**Collected material**

** START **

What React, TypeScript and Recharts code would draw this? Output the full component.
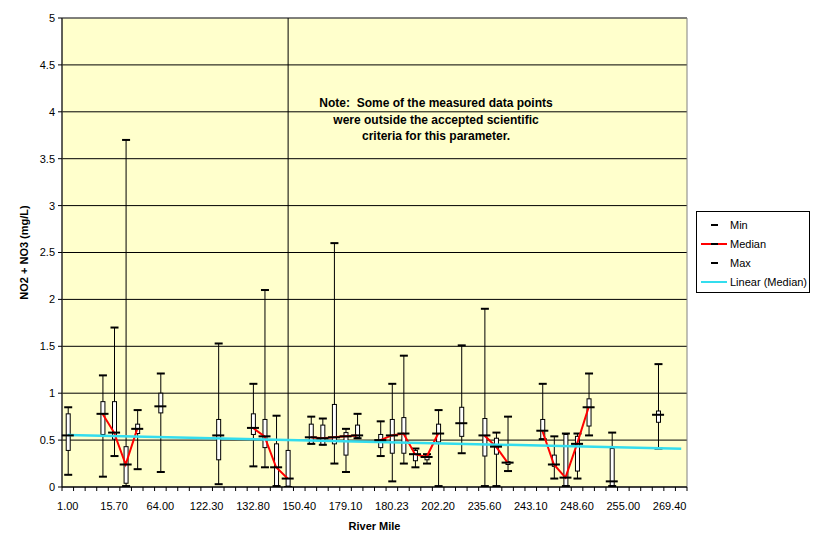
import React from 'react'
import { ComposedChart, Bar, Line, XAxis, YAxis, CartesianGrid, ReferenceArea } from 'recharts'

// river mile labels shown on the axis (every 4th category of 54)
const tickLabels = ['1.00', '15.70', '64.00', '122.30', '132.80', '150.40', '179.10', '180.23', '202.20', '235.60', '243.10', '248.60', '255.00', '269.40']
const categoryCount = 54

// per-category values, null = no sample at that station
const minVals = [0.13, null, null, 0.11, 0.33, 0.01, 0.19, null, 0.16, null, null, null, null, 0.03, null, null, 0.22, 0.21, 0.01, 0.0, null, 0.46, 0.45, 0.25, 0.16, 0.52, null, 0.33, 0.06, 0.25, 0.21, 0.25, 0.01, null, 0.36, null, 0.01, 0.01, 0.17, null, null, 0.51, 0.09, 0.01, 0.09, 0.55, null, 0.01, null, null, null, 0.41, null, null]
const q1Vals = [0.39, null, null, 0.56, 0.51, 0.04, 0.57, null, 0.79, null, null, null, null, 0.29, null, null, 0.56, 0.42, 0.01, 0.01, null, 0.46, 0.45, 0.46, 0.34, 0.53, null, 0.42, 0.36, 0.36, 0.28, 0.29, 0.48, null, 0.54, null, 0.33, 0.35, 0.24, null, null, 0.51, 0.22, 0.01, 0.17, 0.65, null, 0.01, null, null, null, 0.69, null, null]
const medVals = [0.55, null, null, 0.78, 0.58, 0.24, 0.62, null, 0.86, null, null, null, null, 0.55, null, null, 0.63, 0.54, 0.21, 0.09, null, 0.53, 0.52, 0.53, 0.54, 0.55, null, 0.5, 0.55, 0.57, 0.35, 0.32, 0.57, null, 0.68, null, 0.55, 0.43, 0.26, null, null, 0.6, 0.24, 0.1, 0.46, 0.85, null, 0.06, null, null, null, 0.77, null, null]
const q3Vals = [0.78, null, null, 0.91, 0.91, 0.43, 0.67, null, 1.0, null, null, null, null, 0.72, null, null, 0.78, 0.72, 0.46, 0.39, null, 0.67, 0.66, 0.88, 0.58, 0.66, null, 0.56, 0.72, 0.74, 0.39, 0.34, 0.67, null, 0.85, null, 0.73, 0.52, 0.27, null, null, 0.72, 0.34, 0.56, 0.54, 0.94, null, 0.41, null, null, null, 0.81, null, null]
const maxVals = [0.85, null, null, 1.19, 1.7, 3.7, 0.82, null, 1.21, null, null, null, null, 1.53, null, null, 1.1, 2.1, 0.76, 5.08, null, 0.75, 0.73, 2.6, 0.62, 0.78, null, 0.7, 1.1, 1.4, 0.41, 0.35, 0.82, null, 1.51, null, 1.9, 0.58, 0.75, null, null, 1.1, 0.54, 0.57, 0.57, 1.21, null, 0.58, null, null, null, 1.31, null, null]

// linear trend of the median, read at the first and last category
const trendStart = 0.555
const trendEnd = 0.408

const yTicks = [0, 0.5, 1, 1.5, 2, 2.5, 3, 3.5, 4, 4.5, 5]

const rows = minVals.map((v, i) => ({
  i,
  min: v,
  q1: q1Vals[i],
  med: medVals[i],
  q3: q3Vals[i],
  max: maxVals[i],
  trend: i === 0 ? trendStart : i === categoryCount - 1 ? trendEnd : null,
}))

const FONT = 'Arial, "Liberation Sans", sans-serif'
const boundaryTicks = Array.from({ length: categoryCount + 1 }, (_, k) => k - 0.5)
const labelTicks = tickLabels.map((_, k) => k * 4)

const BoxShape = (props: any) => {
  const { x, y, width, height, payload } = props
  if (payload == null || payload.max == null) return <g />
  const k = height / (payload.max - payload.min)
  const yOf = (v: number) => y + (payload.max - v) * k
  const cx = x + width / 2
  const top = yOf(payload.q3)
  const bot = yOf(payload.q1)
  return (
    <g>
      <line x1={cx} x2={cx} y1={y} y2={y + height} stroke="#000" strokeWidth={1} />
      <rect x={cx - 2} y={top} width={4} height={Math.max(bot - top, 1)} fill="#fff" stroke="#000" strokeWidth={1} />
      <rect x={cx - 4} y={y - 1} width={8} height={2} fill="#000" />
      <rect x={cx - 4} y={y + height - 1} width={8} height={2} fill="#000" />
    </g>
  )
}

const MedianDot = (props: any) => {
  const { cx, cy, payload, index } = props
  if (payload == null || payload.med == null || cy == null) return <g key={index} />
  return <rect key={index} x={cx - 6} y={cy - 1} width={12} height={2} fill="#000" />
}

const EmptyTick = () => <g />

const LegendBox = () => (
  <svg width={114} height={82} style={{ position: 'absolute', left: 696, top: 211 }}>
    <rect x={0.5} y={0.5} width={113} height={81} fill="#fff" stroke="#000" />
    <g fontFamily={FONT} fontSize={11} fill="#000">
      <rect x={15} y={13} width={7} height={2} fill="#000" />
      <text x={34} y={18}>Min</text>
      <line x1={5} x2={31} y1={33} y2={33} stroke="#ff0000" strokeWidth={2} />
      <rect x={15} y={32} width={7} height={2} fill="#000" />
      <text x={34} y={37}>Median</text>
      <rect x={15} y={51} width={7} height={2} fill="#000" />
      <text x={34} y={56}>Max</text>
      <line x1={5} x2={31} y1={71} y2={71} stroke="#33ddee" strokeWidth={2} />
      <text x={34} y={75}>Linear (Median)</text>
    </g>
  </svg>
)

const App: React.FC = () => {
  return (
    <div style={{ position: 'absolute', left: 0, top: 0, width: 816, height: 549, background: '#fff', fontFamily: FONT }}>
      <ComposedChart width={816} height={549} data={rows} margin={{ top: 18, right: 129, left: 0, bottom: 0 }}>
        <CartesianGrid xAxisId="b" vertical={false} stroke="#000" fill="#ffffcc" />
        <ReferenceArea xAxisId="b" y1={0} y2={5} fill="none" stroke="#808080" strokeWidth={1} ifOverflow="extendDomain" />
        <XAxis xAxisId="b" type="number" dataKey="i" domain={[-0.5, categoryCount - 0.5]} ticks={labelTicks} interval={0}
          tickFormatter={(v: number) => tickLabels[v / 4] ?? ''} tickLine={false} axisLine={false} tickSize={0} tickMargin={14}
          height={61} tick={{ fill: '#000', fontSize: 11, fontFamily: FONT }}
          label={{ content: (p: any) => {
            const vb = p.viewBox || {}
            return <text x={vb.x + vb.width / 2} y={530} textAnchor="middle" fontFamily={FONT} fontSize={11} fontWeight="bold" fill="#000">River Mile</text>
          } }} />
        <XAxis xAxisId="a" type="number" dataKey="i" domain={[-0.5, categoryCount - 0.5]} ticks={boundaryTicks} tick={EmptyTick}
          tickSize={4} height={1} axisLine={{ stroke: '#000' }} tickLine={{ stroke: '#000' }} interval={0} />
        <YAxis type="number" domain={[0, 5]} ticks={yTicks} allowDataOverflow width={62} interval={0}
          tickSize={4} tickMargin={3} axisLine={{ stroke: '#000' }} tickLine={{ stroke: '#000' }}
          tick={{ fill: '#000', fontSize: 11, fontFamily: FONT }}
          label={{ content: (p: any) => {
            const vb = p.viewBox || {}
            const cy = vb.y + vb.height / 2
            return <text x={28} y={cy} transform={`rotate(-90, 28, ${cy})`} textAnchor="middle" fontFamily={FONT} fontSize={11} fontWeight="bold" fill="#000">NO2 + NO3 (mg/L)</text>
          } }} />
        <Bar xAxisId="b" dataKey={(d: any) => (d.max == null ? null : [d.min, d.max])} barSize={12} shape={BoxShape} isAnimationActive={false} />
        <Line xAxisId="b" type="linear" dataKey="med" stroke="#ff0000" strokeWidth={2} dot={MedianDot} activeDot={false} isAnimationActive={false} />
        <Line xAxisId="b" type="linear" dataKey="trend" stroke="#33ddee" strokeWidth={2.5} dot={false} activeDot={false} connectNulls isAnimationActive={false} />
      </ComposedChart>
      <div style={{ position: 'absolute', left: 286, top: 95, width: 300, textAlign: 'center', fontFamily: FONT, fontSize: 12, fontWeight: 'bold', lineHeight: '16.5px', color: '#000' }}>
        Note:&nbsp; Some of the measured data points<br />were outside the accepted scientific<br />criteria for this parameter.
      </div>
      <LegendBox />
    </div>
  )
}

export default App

** END **

**Given request**
Please restate the material above line by line, exactly, beginning at its first line and ending with the line that contains "YAxis, CartesianGrid, ReferenceArea", without any pictures.

**Expected answer**
What React, TypeScript and Recharts code would draw this? Output the full component.
import React from 'react'
import { ComposedChart, Bar, Line, XAxis, YAxis, CartesianGrid, ReferenceArea } from 'recharts'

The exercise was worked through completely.